» SHORT EXERCISE: Count lines holding the word "this". Only the number is wanted.

» EXTRACTED MATERIAL:

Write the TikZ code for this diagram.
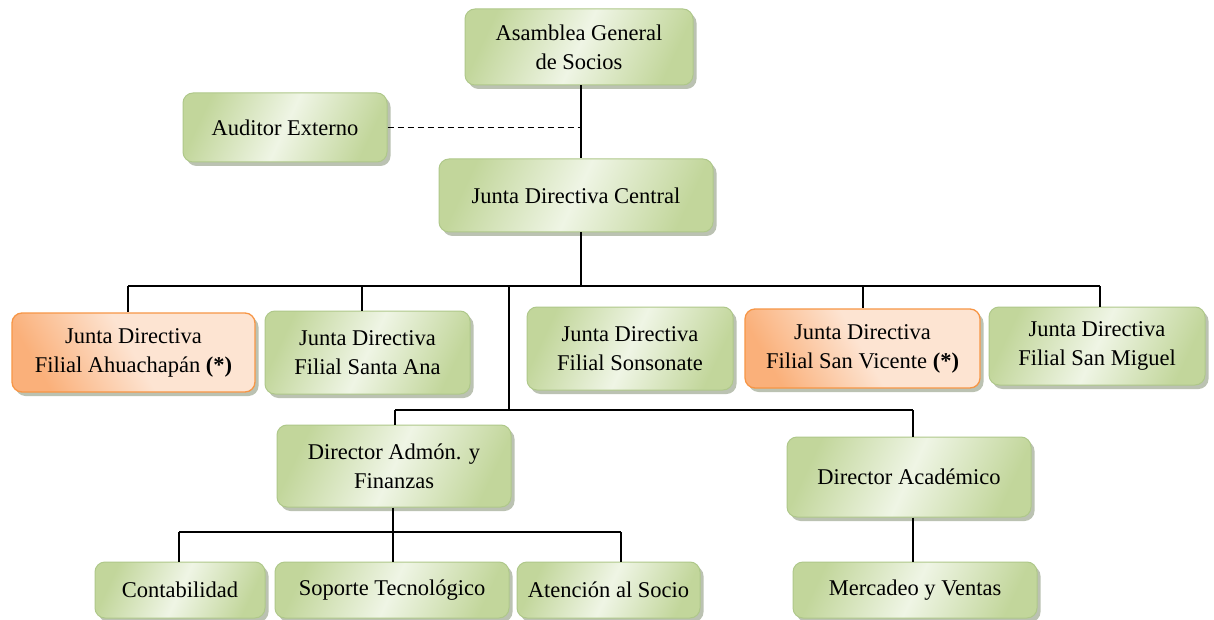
---
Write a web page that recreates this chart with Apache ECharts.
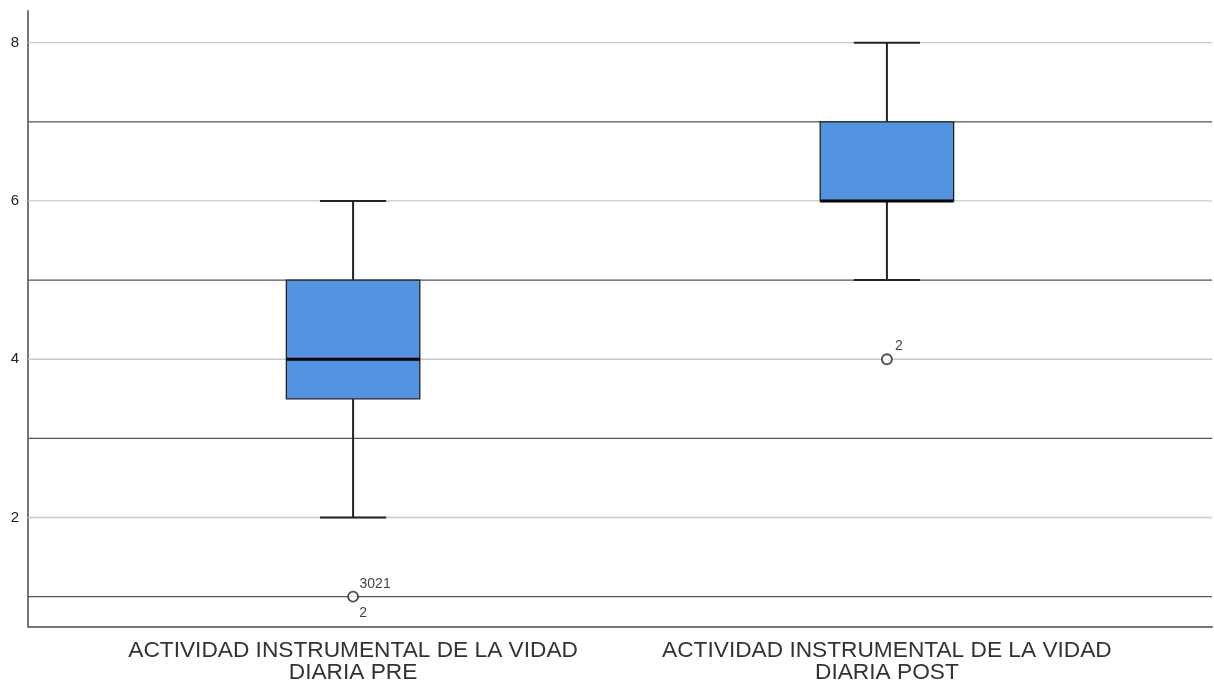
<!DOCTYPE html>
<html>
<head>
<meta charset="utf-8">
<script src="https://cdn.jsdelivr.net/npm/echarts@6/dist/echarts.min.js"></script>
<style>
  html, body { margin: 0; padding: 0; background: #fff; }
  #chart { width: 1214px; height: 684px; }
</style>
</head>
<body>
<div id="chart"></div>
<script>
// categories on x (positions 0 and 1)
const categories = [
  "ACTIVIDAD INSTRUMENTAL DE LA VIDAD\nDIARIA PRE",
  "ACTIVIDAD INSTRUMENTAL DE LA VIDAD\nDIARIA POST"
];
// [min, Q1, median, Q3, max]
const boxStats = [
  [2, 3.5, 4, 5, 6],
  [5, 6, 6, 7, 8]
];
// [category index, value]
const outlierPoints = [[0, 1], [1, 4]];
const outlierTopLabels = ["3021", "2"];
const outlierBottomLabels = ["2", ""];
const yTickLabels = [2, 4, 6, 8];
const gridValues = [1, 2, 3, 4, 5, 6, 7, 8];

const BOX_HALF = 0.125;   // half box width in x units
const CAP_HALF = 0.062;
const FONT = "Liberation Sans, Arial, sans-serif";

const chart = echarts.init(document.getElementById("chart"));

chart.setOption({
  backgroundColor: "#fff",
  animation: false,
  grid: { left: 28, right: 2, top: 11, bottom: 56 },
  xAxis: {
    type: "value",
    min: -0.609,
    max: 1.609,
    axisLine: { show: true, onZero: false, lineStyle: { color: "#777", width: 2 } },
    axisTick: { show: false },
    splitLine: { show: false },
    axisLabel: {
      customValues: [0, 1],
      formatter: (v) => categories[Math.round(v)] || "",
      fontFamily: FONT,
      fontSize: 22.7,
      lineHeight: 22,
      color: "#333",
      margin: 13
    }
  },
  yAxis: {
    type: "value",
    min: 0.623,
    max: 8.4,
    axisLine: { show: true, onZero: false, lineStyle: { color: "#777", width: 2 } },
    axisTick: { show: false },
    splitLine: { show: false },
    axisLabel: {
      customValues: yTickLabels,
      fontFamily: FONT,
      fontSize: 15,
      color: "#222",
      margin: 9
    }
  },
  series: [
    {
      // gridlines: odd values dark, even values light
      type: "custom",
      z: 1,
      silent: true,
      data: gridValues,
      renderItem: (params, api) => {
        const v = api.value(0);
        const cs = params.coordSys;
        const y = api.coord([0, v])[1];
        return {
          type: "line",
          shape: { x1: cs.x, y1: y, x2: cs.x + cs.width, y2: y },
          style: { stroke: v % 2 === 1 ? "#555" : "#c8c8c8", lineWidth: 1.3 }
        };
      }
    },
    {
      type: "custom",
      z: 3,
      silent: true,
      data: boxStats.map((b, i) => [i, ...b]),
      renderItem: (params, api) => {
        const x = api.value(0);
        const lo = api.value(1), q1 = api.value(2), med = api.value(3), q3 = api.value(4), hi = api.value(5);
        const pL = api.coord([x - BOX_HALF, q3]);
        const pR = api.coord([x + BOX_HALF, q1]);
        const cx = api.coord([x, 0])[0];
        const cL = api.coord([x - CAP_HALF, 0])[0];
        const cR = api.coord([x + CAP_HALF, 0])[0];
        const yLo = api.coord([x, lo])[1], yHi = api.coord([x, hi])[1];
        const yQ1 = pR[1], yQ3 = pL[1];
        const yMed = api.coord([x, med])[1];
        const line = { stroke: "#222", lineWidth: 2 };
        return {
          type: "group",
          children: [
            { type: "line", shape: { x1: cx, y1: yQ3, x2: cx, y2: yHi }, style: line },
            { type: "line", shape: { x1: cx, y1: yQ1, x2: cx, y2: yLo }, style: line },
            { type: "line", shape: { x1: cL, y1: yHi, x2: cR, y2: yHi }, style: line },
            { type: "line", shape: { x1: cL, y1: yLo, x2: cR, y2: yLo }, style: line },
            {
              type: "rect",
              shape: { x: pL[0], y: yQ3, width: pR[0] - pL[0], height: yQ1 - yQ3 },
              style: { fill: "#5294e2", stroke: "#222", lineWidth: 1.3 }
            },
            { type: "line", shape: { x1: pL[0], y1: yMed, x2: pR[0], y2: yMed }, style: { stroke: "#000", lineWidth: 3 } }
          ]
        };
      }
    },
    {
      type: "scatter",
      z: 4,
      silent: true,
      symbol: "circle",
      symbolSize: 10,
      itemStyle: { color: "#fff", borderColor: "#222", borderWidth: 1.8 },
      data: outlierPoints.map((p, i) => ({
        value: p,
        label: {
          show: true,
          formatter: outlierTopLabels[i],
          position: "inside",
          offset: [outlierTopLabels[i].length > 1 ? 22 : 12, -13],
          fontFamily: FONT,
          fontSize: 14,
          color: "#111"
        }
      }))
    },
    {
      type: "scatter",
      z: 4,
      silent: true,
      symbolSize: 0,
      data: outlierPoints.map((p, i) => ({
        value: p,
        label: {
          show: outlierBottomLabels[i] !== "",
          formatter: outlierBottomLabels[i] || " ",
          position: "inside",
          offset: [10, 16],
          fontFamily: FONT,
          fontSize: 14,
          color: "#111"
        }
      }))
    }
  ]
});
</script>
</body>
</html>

» EXPECTED ANSWER: 2